Music forms an integral part of our everyday lives, and most of us would agree, it positively uplifts our spirits and can inspire us to be more creative and driven, along with feelings of happiness. So recharging with music might just be the boost many employees need to engage with their work, but does music help or hinder and what are the actual effects of music in the office?
Offices are now becoming more casual with the way we dress and are now approaching a more hybrid way of working, but is music in the office controversial or now becoming the norm?
What type of music is best?
As far as concentration goes, science dictates that classical music is the best for aiding studying, with pop music the clear favourite to increase productivity at work whilst undergoing various tasks.
Research shows happy, upbeat music causes our brains to produce chemicals like dopamine and serotonin, which evokes feelings of joy, whereas calming music soothes the mind and the body. When music captures our attention it triggers a range of emotions, which can alter or regulate our mood.
One of the best ways music can help boost your productivity is by putting you in a better mood, proving that If music has the ability to elevate your mood, it can be used to boost your productivity at work. As employees struggle with burnout, poor mental health and low productivity, music can be an accessible and immediate way to improve mood and focus.
Music can be one of the best stress relief activities out there. The soothing power of relaxing music and its close link to our emotions can be a really effective stress management tool, helping us cool down and relax. It can be a great way to distract yourself from a stressful situation, while also clearing the mind before readdressing the issue with a fresh outlook.

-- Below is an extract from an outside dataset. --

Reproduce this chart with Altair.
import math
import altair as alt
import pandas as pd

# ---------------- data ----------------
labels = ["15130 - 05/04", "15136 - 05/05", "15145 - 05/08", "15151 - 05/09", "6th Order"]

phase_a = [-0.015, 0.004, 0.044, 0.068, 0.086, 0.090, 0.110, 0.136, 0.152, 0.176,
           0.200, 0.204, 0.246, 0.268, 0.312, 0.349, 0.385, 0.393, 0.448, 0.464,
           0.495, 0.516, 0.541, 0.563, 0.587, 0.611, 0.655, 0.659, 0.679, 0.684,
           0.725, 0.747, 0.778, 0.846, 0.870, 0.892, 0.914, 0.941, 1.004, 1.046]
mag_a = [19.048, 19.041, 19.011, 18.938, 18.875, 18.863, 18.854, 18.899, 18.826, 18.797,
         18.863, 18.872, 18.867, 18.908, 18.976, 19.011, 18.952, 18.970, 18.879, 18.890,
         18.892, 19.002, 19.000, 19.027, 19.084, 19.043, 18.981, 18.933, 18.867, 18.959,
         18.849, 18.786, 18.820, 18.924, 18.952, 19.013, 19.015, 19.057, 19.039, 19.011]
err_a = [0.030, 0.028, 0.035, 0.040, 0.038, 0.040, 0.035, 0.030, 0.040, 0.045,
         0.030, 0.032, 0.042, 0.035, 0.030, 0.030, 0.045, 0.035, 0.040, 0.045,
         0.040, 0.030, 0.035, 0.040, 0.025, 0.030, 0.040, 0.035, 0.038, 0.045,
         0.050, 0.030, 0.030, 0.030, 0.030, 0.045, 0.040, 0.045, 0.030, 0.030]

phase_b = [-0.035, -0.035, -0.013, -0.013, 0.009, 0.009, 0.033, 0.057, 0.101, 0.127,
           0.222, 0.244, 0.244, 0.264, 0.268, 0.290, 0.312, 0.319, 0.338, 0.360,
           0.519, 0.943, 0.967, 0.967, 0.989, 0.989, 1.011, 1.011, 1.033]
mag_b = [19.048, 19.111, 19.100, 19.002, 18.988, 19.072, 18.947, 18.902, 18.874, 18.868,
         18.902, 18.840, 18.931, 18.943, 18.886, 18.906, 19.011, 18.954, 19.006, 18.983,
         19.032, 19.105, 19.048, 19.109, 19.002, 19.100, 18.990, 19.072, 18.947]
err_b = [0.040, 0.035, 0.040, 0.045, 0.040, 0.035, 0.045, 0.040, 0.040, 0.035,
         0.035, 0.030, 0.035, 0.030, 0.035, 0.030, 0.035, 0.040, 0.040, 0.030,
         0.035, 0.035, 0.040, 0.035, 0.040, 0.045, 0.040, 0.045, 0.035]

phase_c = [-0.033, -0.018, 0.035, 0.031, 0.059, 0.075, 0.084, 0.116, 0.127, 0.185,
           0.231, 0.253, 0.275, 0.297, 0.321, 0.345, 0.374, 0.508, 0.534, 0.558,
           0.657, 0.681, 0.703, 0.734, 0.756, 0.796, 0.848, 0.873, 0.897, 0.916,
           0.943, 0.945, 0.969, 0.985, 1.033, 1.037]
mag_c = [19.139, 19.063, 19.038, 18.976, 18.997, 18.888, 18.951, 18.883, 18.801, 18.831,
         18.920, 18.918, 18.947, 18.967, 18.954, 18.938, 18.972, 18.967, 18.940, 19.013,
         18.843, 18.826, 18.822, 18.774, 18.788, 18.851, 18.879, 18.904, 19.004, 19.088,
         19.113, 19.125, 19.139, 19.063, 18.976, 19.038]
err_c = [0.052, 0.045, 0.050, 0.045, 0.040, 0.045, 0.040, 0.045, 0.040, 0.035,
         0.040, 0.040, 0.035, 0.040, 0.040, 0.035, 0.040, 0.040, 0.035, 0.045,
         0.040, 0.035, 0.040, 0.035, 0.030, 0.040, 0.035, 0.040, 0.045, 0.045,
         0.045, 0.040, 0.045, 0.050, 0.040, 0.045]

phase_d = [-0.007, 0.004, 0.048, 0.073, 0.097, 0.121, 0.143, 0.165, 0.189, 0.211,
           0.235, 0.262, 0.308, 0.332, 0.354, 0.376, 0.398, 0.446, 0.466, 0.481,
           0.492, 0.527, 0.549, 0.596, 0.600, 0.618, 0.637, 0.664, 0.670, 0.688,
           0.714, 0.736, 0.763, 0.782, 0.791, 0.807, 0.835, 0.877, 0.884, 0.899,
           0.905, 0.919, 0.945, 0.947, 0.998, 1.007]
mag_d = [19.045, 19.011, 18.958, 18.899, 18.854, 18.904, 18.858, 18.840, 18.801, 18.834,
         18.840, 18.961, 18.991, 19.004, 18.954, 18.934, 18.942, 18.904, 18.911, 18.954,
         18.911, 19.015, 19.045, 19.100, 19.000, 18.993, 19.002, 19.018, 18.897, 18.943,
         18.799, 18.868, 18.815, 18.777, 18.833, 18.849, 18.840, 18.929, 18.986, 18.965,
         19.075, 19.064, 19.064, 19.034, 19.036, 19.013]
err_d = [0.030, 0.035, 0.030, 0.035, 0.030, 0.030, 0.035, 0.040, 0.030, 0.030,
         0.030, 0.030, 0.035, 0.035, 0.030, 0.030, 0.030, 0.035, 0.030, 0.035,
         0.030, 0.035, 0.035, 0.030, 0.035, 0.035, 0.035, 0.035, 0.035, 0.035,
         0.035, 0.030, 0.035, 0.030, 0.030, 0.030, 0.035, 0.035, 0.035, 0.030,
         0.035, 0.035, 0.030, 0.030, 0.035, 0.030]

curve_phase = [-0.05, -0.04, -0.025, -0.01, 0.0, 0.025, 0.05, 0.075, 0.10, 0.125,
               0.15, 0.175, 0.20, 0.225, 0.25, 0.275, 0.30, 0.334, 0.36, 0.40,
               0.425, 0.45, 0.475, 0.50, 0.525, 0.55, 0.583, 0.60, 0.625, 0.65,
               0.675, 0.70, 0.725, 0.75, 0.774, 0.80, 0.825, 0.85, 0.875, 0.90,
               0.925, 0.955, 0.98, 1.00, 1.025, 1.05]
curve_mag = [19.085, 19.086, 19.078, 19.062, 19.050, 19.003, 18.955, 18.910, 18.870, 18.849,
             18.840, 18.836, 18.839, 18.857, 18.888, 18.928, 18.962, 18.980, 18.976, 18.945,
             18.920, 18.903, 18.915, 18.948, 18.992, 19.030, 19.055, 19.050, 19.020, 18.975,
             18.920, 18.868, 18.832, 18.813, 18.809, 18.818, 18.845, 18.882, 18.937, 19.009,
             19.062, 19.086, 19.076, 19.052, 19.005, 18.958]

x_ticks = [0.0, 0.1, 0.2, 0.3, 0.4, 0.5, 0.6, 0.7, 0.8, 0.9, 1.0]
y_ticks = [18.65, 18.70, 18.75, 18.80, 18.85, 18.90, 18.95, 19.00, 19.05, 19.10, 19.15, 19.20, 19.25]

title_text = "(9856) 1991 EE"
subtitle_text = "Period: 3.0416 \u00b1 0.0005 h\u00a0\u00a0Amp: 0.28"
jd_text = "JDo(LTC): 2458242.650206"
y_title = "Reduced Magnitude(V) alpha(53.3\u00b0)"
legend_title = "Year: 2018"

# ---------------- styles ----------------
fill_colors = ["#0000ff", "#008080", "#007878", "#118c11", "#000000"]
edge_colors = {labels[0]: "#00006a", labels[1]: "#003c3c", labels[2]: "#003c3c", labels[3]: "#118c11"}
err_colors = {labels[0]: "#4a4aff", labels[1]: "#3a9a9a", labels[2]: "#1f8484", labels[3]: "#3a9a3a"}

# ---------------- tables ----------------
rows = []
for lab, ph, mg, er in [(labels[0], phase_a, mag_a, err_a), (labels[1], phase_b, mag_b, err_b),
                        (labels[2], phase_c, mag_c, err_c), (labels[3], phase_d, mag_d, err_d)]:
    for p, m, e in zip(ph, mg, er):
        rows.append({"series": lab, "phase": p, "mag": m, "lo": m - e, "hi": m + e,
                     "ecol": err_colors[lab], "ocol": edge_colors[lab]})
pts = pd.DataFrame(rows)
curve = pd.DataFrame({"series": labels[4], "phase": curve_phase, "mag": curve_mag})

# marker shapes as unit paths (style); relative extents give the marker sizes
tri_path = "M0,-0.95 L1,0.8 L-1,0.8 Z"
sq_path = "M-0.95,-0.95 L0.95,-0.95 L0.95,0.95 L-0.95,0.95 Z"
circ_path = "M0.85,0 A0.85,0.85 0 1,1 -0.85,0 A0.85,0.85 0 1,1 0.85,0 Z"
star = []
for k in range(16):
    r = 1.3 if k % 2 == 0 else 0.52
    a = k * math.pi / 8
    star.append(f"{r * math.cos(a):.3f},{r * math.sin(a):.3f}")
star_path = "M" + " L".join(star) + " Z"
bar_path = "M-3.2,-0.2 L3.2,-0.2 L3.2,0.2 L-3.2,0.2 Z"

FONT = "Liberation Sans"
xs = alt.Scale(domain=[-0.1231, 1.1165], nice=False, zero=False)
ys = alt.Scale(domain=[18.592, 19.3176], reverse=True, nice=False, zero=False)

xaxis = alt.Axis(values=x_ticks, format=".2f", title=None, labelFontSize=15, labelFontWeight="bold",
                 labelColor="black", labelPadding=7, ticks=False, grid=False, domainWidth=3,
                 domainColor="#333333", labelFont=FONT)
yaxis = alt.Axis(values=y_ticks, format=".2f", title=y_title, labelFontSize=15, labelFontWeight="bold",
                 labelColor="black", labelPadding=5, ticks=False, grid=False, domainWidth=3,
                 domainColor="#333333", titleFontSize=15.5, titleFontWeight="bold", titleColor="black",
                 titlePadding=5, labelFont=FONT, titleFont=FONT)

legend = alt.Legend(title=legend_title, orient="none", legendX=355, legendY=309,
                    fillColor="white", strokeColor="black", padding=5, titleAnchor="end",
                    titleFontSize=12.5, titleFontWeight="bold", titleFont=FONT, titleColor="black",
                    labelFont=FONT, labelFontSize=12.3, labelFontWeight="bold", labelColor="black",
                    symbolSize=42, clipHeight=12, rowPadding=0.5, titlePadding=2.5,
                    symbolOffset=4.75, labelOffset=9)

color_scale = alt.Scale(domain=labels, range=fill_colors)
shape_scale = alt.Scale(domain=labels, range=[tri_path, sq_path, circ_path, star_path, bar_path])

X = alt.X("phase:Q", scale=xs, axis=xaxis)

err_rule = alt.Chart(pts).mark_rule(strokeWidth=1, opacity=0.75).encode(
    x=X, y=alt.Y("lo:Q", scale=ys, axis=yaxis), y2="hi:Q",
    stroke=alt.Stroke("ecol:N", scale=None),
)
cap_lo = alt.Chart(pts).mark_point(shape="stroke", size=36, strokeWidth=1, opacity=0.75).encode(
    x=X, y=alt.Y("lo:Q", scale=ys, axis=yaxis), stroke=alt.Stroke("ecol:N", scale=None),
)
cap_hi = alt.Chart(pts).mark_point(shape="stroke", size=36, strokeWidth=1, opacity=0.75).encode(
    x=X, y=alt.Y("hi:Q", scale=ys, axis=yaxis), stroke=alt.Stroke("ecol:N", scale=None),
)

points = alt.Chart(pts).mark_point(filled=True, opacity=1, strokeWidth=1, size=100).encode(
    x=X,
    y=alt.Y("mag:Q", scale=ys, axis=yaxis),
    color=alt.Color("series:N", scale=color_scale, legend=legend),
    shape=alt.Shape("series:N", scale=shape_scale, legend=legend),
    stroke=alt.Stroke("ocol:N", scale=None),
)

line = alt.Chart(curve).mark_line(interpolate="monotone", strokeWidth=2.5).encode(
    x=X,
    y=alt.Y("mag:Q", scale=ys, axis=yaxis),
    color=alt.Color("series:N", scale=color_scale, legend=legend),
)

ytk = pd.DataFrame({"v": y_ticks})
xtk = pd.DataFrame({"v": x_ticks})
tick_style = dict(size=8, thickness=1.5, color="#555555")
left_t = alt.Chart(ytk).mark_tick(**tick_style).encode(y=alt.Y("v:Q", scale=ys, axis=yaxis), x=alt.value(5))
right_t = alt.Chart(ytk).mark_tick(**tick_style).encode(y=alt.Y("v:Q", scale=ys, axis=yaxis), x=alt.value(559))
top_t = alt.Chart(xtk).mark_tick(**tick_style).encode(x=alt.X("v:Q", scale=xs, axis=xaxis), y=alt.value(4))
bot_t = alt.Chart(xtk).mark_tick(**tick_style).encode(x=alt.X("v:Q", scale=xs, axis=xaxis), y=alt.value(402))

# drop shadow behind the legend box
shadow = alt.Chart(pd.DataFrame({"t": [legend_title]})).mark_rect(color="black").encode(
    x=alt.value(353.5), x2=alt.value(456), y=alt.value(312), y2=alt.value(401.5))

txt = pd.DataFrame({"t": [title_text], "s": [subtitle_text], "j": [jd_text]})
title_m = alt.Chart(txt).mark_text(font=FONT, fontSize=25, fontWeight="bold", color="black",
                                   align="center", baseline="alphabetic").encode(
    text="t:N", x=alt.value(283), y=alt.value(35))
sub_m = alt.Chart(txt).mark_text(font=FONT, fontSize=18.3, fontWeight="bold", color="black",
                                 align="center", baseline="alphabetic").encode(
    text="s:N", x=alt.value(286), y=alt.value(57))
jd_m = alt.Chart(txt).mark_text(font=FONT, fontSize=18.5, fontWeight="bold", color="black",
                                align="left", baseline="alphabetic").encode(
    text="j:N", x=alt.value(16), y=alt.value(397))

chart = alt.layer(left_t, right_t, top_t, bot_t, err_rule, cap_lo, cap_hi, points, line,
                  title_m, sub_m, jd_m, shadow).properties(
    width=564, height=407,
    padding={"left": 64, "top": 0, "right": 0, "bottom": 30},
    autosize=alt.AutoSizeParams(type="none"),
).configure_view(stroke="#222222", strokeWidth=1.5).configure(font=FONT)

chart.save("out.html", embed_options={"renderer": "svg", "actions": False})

Studies show that 90% of workers perform better when listening to music, and 88% of employees produce more accurate work. Business owners agree, and 65% of business owners believe that music makes employees more productive, and as many as 40% of business owners also believe that playing music can actually increase sales.
So listening to music clearly has an overall positive effect, but to avoid possible conflict, employees should wear headphones if they work in a shared office space to avoid disturbing their coworkers. If not, they should be respectful of their coworkers’ music tastes, as they may not be the same as theirs.